In this fourth book in the Lady Julia Grey and Nicholas Brisbane series, the newly married couple have been commandeered by Julias sister, Portia, to accompany her to an isolated valley in set in the foothills of the Kangchenjunga range of the Himalayas. Portia has had word that the husband of her ex-lover, Jane, has been murdered. Jane is expecting a baby, and she and the child, possible heir to the deceased husbands familys large property, might be in danger.

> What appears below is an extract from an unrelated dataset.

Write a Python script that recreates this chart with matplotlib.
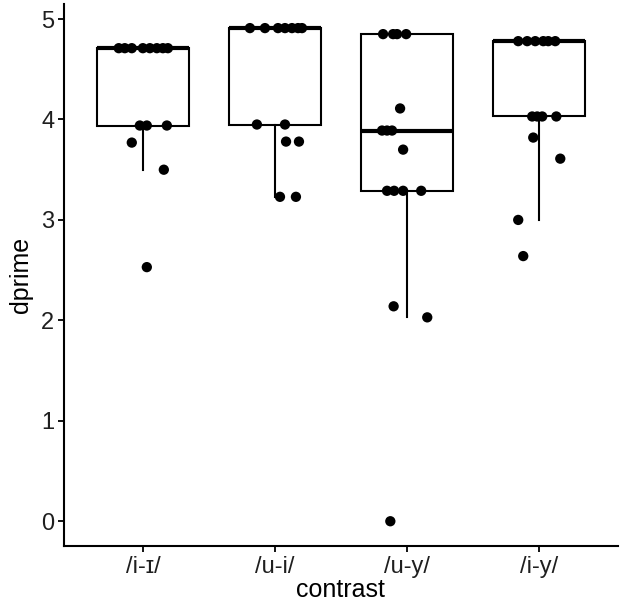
import matplotlib
matplotlib.use('Agg')
import matplotlib.pyplot as plt

plt.rcParams['font.family'] = ['Liberation Sans', 'DejaVu Sans']

# --- categories ---
contrasts = ['/i-ɪ/', '/u-i/', '/u-y/', '/i-y/']

# --- box statistics ---
q1 = [3.94, 3.95, 3.29, 4.03]
medians = [4.71, 4.91, 3.89, 4.78]
q3 = [4.71, 4.91, 4.85, 4.78]
whisker_lo = [3.50, 3.23, 2.03, 3.00]
whisker_hi = [4.71, 4.91, 4.85, 4.78]

# --- individual dprime values per contrast ---
dprime_i_I = [4.71, 4.71, 4.71, 4.71, 4.71, 4.71, 4.71, 4.71, 3.94, 3.94, 3.94, 3.77, 3.50, 2.53]
dprime_u_i = [4.91, 4.91, 4.91, 4.91, 4.91, 4.91, 4.91, 3.95, 3.95, 3.78, 3.78, 3.23, 3.23]
dprime_u_y = [4.85, 4.85, 4.85, 4.85, 4.11, 3.89, 3.89, 3.89, 3.70, 3.29, 3.29, 3.29, 3.29, 2.14, 2.03, 0.00]
dprime_i_y = [4.78, 4.78, 4.78, 4.78, 4.78, 4.78, 4.03, 4.03, 4.03, 4.03, 3.82, 3.61, 3.00, 2.64]

# --- horizontal jitter of each point (as seen in the chart) ---
jitter_i_I = [-0.185, -0.139, -0.086, -0.002, 0.051, 0.104, 0.150, 0.188, -0.025, 0.028, 0.180, -0.086, 0.157, 0.028]
jitter_u_i = [-0.190, -0.076, 0.023, 0.076, 0.129, 0.175, 0.205, -0.137, 0.076, 0.084, 0.182, 0.038, 0.159]
jitter_u_y = [-0.180, -0.104, -0.074, -0.005, -0.051, -0.188, -0.150, -0.112, -0.028, -0.150, -0.096, -0.028, 0.109, -0.100, 0.155, -0.125]
jitter_i_y = [-0.155, -0.087, -0.026, 0.035, 0.073, 0.126, -0.049, -0.011, 0.027, 0.134, -0.041, 0.164, -0.155, -0.117]

values = [dprime_i_I, dprime_u_i, dprime_u_y, dprime_i_y]
jitters = [jitter_i_I, jitter_u_i, jitter_u_y, jitter_i_y]

fig = plt.figure(figsize=(6.24, 6.14), dpi=100)
ax = fig.add_axes([0.1026, 0.111, 0.8874, 0.8825])

stats = []
for i in range(len(contrasts)):
    stats.append({'q1': q1[i], 'med': medians[i], 'q3': q3[i],
                  'whislo': whisker_lo[i], 'whishi': whisker_hi[i],
                  'fliers': [], 'label': contrasts[i]})

ax.bxp(stats, positions=range(1, 5), widths=0.7, showcaps=False,
       showfliers=False, patch_artist=True,
       boxprops=dict(facecolor='white', edgecolor='black', linewidth=1.5),
       whiskerprops=dict(color='black', linewidth=1.5),
       medianprops=dict(color='black', linewidth=3.0, solid_capstyle='butt'))

for i, (vals, jit) in enumerate(zip(values, jitters)):
    xs = [i + 1 + j for j in jit]
    ax.scatter(xs, vals, s=55, color='black', edgecolors='none', zorder=3)

ax.set_xlim(0.4, 4.6)
ax.set_ylim(-0.245, 5.15)
ax.set_xticks(range(1, 5))
ax.set_xticklabels(contrasts)
ax.set_yticks([0, 1, 2, 3, 4, 5])

for side in ['top', 'right']:
    ax.spines[side].set_visible(False)
for side in ['left', 'bottom']:
    ax.spines[side].set_linewidth(1.5)
ax.tick_params(axis='both', length=4, width=1.3, labelsize=17,
               labelcolor='#1f1f1f', pad=3)

ax.set_xlabel('contrast', fontsize=18, labelpad=0)
ax.set_ylabel('dprime', fontsize=18, labelpad=6)

fig.savefig('out.png', dpi=100, facecolor='white')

In this story we enter the world of eccentric members of the British Raj. Tea planters, doctors, missionaries, and even a reclusive monk all live in the dramatically beautiful valley theyve named The Garden of Eden. Julia and Nicholas soon find, however, that the valley is hardly Eden. Secrets and dark deeds lurk among the members of this tight knit community. There is even a man eating tiger to contend with.
Raybourn gives us information about the running of an extensive tea plantation as well as glimpses of the culture of the local population. The ethnic and racial mix of peoples range from Bengali Indian to Tibetan and Nepalese, all with diverse religions, caste structures, native beliefs and special diets. The Hindus in the lowest caste stand at a great distance from the British educated half-caste upper servant governess who is allowed to join the family in social situations. Rigid social divisions among the British are in place as well, with deference given to Julia as a lady, while her lesser born but fascinating government secret agent husband has had to earn his merits via his own accomplishments.
Book Club Questions are included as is an interesting conversation with the author about the origins of her Lady Julia Grey series.